In terms of casualties, there's no comparison. The death toll in Afghanistan reached 1,000 at the end of May with the death of Cpl. Jacob C. Leicht, a Texas Marine serving his second overseas tour. The war in Iraq has seen more than four times as many deaths.
The Civil War remains America's deadliest, with more than 600,000 deaths. More than 400,000 died in World War II.
Answering which war is longest is more art then science. 
James Bradford, a Texas A&M historian, told us previously that the American Revolution may have begun with the Declaration of Independence (July 4, 1776) -- or earlier, with the breakout of hostilities at Lexington and Concord on April 19, 1775. Meanwhile, the end of the war could have been the the British surrender at Yorktown (Oct. 17, 1781), the signing of the Treaty of Paris (September 1783), the ratification of the treaty by the Continental Congress (Jan. 14, 1784), the ratification by King George III of England (April 9, 1784) or the exchange of the ratification documents (May 12, 1784).

Richard H. Kohn, a historian at the University of North Carolina, told us that how one conceptualizes a war further complicates the answer. "Afghanistan could be considered simply a campaign of the 'war on terror' if one accepts that as a war, just as Korea and Vietnam could be considered campaigns of the Cold War rather than separate wars."
We decided not to count the 46-year-long Cold War on the grounds that it belongs in a separate category. We also did not count situations in which U.S. military forces have remained in a long-term role long after the shooting has stopped, such as the U.S. military personnel stationed in South Korea for the last 55 years. Finally, we ignored battles that are popularly called "wars" but are usually not fought on military terms, such as the "war on drugs."
So, in terms of duration, the Vietnam War was tops -- until now.
American involvement in Vietnam spans decades. The Eisenhower administration backed creation of South Vietnam in the 1950s and provided the country with military aid and advisors. President John F. Kennedy expanded that presence.

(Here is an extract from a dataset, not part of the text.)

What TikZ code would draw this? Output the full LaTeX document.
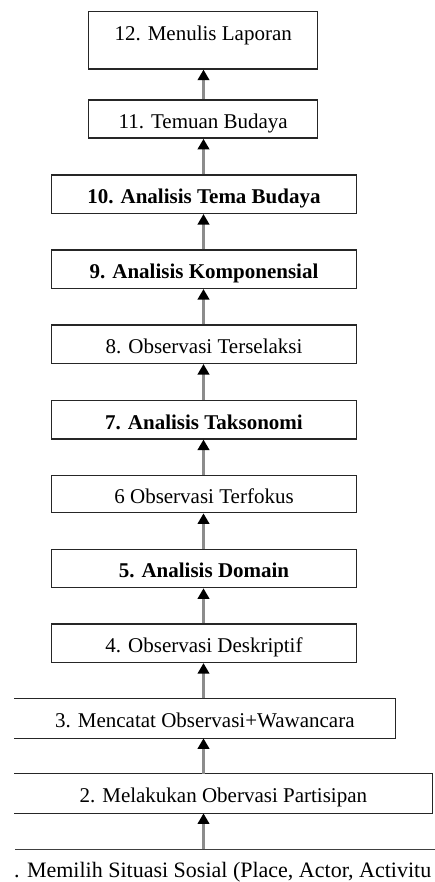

But the formal beginning of U.S. involvement often is dated from Congress' passage of the Tonkin Gulf Resolution on Aug. 7, 1964. It gave President Lyndon Johnson authority to send troops into battle. The last ground combat troops left Vietnam in March 1973, 8 years and 8 months later.
More than 3 million Americans served in the war. The casualty lists includes almost 58,000 dead, more than 1,000 missing in action and some 150,000 Americans seriously wounded.
President George W. Bush ordered troops be sent to Afghanistan after terror attacks Sept. 11, 2001. Fighting began less than one month later on Oct. 7. Last month, on June 7, the war completed 8 years and 9 months.
There's no fighting the numbers. We find this statement True.